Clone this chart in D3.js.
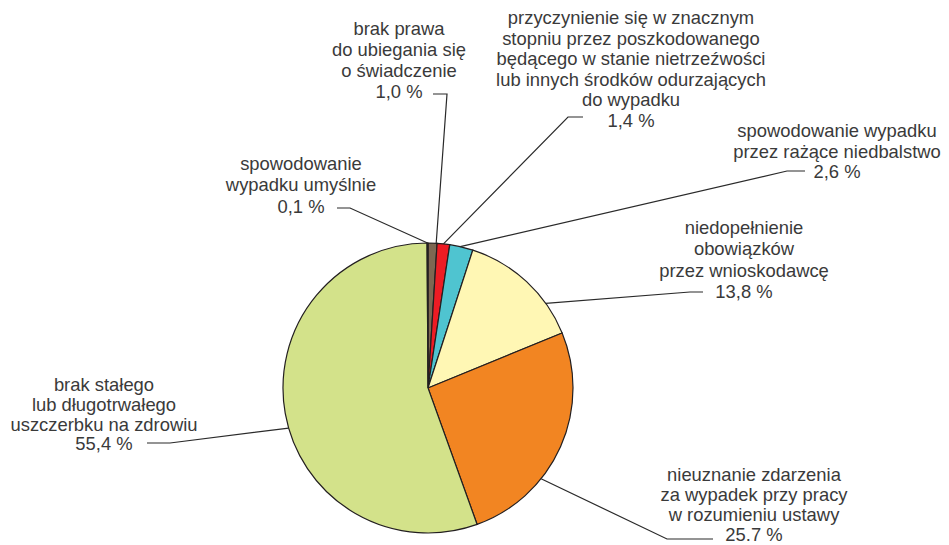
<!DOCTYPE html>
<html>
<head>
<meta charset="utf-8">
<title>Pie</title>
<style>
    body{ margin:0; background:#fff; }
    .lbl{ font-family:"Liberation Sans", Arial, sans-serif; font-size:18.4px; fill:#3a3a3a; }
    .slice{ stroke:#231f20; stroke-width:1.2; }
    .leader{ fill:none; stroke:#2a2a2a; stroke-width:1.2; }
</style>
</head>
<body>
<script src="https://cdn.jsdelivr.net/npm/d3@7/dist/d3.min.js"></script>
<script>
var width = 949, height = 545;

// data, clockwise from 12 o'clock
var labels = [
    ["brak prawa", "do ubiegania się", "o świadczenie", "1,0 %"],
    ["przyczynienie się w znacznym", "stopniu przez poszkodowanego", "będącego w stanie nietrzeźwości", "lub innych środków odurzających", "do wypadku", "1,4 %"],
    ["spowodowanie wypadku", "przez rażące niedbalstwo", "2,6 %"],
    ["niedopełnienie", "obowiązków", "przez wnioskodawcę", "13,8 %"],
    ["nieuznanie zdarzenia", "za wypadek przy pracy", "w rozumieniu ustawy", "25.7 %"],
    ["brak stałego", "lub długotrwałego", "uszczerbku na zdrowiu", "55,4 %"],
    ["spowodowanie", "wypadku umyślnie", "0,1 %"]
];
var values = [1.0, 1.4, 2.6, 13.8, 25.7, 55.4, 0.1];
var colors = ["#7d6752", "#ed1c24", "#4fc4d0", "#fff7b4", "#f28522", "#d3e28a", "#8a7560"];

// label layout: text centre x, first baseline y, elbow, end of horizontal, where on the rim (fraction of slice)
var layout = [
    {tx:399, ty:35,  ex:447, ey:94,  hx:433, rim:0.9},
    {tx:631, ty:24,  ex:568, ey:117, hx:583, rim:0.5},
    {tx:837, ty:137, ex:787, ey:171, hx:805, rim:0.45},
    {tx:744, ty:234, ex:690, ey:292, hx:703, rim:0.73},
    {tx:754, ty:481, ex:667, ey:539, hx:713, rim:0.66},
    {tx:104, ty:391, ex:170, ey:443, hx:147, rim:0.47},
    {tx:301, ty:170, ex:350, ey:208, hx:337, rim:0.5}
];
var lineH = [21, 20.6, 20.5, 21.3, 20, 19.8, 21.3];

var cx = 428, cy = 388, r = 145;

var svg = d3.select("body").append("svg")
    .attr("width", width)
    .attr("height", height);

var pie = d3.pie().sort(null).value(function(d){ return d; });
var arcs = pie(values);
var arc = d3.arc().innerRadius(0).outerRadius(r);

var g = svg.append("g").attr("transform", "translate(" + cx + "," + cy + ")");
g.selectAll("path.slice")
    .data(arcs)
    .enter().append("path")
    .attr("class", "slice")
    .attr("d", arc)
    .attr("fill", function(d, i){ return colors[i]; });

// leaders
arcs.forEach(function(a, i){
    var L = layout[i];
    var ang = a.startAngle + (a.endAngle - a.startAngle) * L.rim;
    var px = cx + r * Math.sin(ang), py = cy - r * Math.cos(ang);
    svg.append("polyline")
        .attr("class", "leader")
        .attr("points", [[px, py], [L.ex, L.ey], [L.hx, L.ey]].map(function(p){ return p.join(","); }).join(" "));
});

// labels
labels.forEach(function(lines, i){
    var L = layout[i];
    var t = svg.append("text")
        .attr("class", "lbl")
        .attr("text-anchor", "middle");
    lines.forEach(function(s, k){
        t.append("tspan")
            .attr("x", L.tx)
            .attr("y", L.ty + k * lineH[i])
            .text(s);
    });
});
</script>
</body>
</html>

*TASK OBJECTIVE*. Up to and including the line with "var width = 949, height = 545;", copy the data above from its first line. Skip pictures.

*THE ANSWER*.
Clone this chart in D3.js.
<!DOCTYPE html>
<html>
<head>
<meta charset="utf-8">
<title>Pie</title>
<style>
    body{ margin:0; background:#fff; }
    .lbl{ font-family:"Liberation Sans", Arial, sans-serif; font-size:18.4px; fill:#3a3a3a; }
    .slice{ stroke:#231f20; stroke-width:1.2; }
    .leader{ fill:none; stroke:#2a2a2a; stroke-width:1.2; }
</style>
</head>
<body>
<script src="https://cdn.jsdelivr.net/npm/d3@7/dist/d3.min.js"></script>
<script>
var width = 949, height = 545;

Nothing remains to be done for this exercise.